這類設計產生的原因之三是實施過程的錯誤——一味強加,不考量適切與否。起點、目標的錯誤,自然會導致錯誤的行動,不管內容是否適合開展讀寫結合都要開展一番。例如,七年級上冊《植樹的牧羊人》的課后習題要求學生為社會中默默“種樹”的人寫一段文字,并寫出評價和感受。許多教師認為這是一處絕佳的讀寫結合切入點,于是不加思考就予以運用。但進行分析便可以發現,若在課程尾聲時,以口頭表達而非書面寫作的形式讓學生圍繞這一話題說一說,同樣能夠達到共情的目的,且更具即時性,又可以在聲音表達的溫情中收束全課。
2.不良的讀寫結合的弊端
(1)打破教學內容的平衡
從知識技能的角度來看,若在閱讀教學中忽略閱讀文本的內容,只關注開展寫作這一形式,則會導致閱讀教學知識和寫作教學知識的互相搶占與錯位。這非但不能提升兩種教學的效果,反而會導致知識系統的混亂,更甚者如張心科所說:“因為長期實行讀寫結合,導致至今未建構起相互獨立且自成體系的閱讀和寫作知識、技能。”[6]
(2)打破教學規律的平衡
從科學性的角度來看,一味追求教學環節的新穎獨特而設計流于形式的教學活動,缺乏指向性和有效性,違背了教學規律。施良方等人曾提出“教學是科學還是藝術”[7]的問題。不良的讀寫結合看似藝術,實則為“假藝術”,本質也不科學,無法使學生在讀寫結合中有能力的提升,生成有價值的創造。
(3)打破教學時間的平衡
從時間管理的角度來看,不良的讀寫結合會使閱讀教學和寫作教學的時間互相搶占,讓本不寬裕的課堂時間更加緊張,從而使兩種類型教學的開展皆不充分。以犧牲課堂的深度為代價換取課堂的寬度,最終結果只能是全部落空。
鑒于這些弊端,不良的讀寫結合是要極力避免的。
讀寫結合具有一定可行性,但需要注意讀寫結合的可為與邊界,踐行良性的讀寫結合,規避不良的讀寫結合,如此才能發揮讀寫結合的作用,促進學生讀寫能力的提升。另外,需要再次說明的是,本文所談只是在閱讀教學中融入寫作,至于在寫作教學中如何結合閱讀以實現良性的讀寫結合,還需要進行思考。

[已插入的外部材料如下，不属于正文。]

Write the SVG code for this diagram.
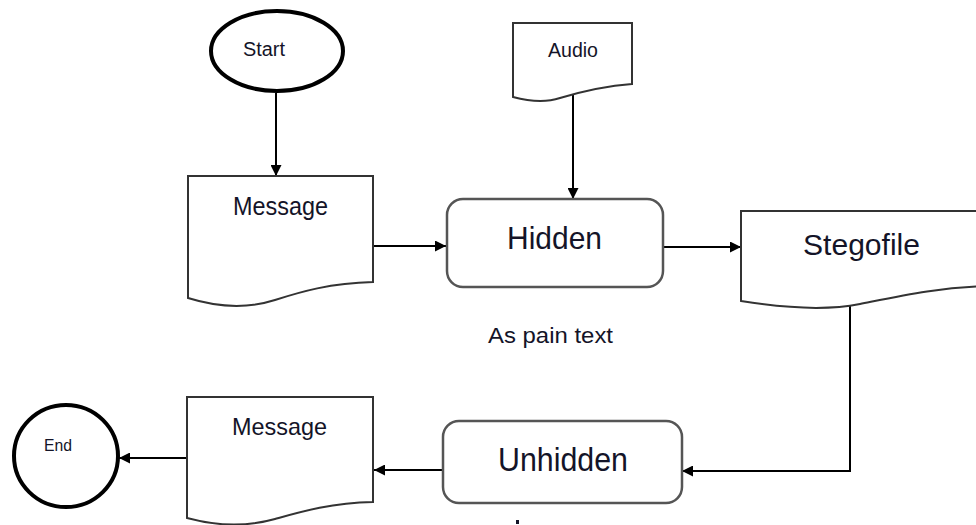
<svg xmlns="http://www.w3.org/2000/svg" width="976" height="525" viewBox="0 0 976 525">
<style>
.term{fill:#fff;stroke:#000;stroke-width:4}
.doc{fill:#fff;stroke:#333;stroke-width:2}
.proc{fill:#fff;stroke:#555;stroke-width:2.5}
.edge{fill:none;stroke:#000;stroke-width:2}
.t{font-family:"Liberation Sans",Arial,sans-serif;fill:#141428}
</style>
<defs>
<marker id="arr" viewBox="0 0 10 10" refX="10" refY="5" markerWidth="11" markerHeight="11" markerUnits="userSpaceOnUse" orient="auto">
<path d="M0,0 L10,5 L0,10 Z" fill="#000"/>
</marker>
</defs>
<rect width="976" height="525" fill="#fff"/>
<g id="connectors">
<line class="edge" x1="276" y1="93" x2="276" y2="176" marker-end="url(#arr)"/>
<line class="edge" x1="573" y1="90" x2="573" y2="199" marker-end="url(#arr)"/>
<line class="edge" x1="373" y1="246" x2="446" y2="246" marker-end="url(#arr)"/>
<line class="edge" x1="663" y1="247" x2="741" y2="247" marker-end="url(#arr)"/>
<polyline class="edge" points="850,306 850,471 682,471" marker-end="url(#arr)"/>
<line class="edge" x1="443" y1="470" x2="374" y2="470" marker-end="url(#arr)"/>
<line class="edge" x1="186" y1="458" x2="119" y2="458" marker-end="url(#arr)"/>
</g>
<g id="start">
<ellipse class="term" cx="277" cy="51" rx="66" ry="40"/>
<text class="t" x="243" y="56" font-size="20" textLength="42" lengthAdjust="spacingAndGlyphs">Start</text>
</g>
<g id="audio">
<path class="doc" d="M513,23 H632 V84 C605,86 580,92 560,98 C545,103 528,101 513,97 Z"/>
<text class="t" x="548" y="57" font-size="20" textLength="50" lengthAdjust="spacingAndGlyphs">Audio</text>
</g>
<g id="message1">
<path class="doc" d="M188,176 H373 V282 C330,283 300,292 275,300 C250,308 220,308 188,298 Z"/>
<text class="t" x="233" y="215" font-size="25" textLength="95" lengthAdjust="spacingAndGlyphs">Message</text>
</g>
<g id="hidden">
<rect class="proc" x="447" y="199" width="216" height="88" rx="16"/>
<text class="t" x="507" y="249" font-size="32" textLength="95" lengthAdjust="spacingAndGlyphs">Hidden</text>
</g>
<g id="stegofile">
<path class="doc" d="M741,211 H990 V286 C940,287 900,296 860,304 C830,310 790,309 741,301 Z"/>
<text class="t" x="803" y="255" font-size="30" textLength="117" lengthAdjust="spacingAndGlyphs">Stegofile</text>
</g>
<g id="caption">
<text class="t" x="488" y="343" font-size="22" textLength="125" lengthAdjust="spacingAndGlyphs">As pain text</text>
</g>
<g id="unhidden">
<rect class="proc" x="443" y="421" width="239" height="82" rx="16"/>
<text class="t" x="498" y="471" font-size="33" textLength="130" lengthAdjust="spacingAndGlyphs">Unhidden</text>
</g>
<g id="message2">
<path class="doc" d="M187,397 H373 V502 C330,503 300,512 275,519 C250,526 220,527 187,518 Z"/>
<text class="t" x="232" y="435" font-size="24" textLength="95" lengthAdjust="spacingAndGlyphs">Message</text>
</g>
<g id="end">
<ellipse class="term" cx="66" cy="456" rx="52" ry="51"/>
<text class="t" x="44" y="451" font-size="17" textLength="28" lengthAdjust="spacingAndGlyphs">End</text>
</g>
<rect x="516" y="520" width="3" height="4" fill="#141428"/>
</svg>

[本文系華東師范大學教育學部第九屆大學生科研基金項目“葉圣陶語文教育讀寫思想的當代回應與實踐展望研究”(項目編號:ECNUFOE2024KY157)研究成果]
參考文獻
[1]中華人民共和國教育部.義務教育語文課程標準(2022年版)[S],北京:北京師范大學出版社,2022:3.
[2]葉麗新.“變”與“不變”:2000—2018PISA閱讀素養觀的關鍵特征[J],課程·教材·教法,2018(6):138-143.
[3]中華人民共和國教育部.普通高中語文課程標準(2017年版2020年修訂)[S],北京:人民教育出版社,2020:48.
[4]汪 潮.中國語文讀寫結合研究[M],上海:華東師范大學出版社,1997:5.
[5]中國教育科學研究院編.葉圣陶語文教育論集[M],北京:教育科學出版社,2015:2.
[6]張心科.語文課程分合論[M],上海:華東師范大學出版社,2022:95.
[7]施良方、崔允漷.教學理論:課堂教學的原理、策略與研究[M],上海:華東師范大學出版社,1998:432.